OK, there are professional connoisseurs of classical music who would probably vomit a soup of musical notes were they to read this assertion but I find Mark Springer’s beautifully soothing piano music to be of a likeness to the work of Debussy. I recently went to a concert in the Barbican commemorating 100 years since the death of the avant-guard French composer and I remember it being said that the odd thing about Debussy is that you can come away from listening to his music without remembering one damn thing. Nothing sticks in your mind and yet his music is captivating. I can say the same thing for Springer’s album Diving. It is a warm bath of soothing piano meanderings, it registers somewhere beyond the conscious mind, you can feel some part of your inner most psyche appreciating, luxuriating and rotating its shoulders in a very satisfied manner to the music, as if the sun was shining on its back. Diving is meditative and restful.  The other thing is that whilst warm the album is also full of incertitude, it keeps taking twists and turns, which means it is fascinating as well as being pleasant. Its these endless twists and turns, too much for the mind to register consciously, that makes it utterly forgettable, but forgettable in the best possible way.

Springer says of his music, “When I’m travelling from venue to venue, and from piano to piano, I throw myself into the experience, just like the swimmer. I am trying to challenge my audience’s perception of what a piano concert is and the surprises that can lead to a completely new work composed in that moment. Occasionally, as in the film, this can actually lead to conflict, anxiety and disquiet, as nobody knows what will happen next. My aim is to explore and find things beyond the habits and patterns that all musicians can fall into, while trying to extend the possibilities of what an instrument can do.

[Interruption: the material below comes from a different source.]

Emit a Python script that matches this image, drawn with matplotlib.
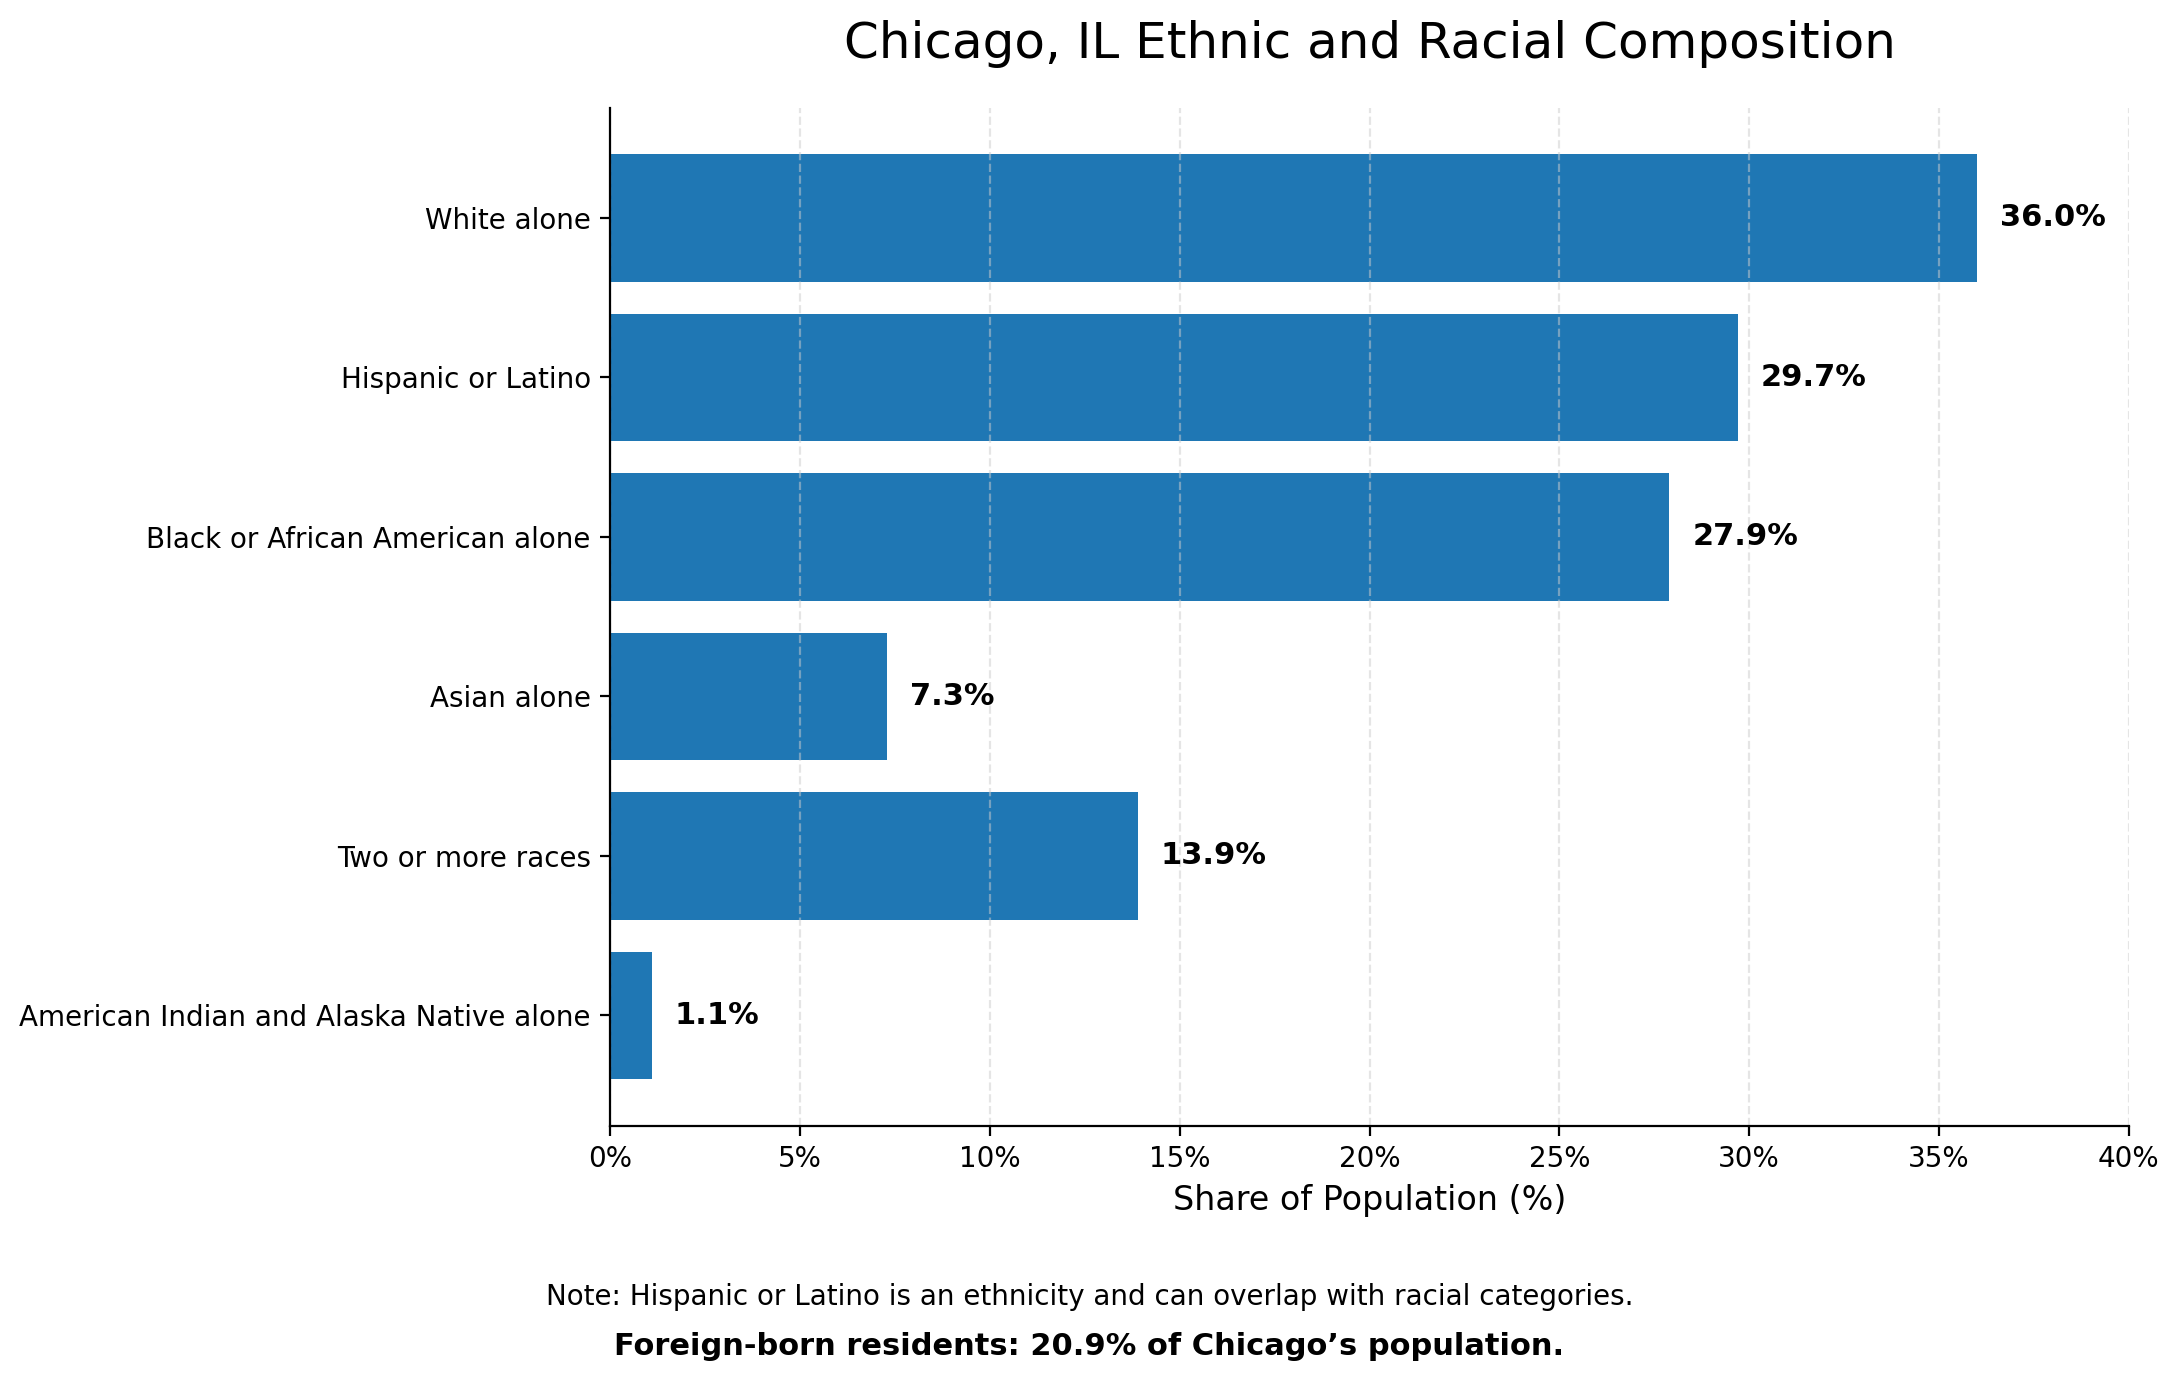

I try to reflect the atmosphere of each particular room and even the spirit of the city and country in which the performances take place and channel these feelings. The surprise of working like this is that after a concert you’re really excited to hear the music played back as you actually have very little idea of what you made until you listen to the recording and begin to understand what happened!”

Mark Springer’s album Diving is released on the 25th May 2018.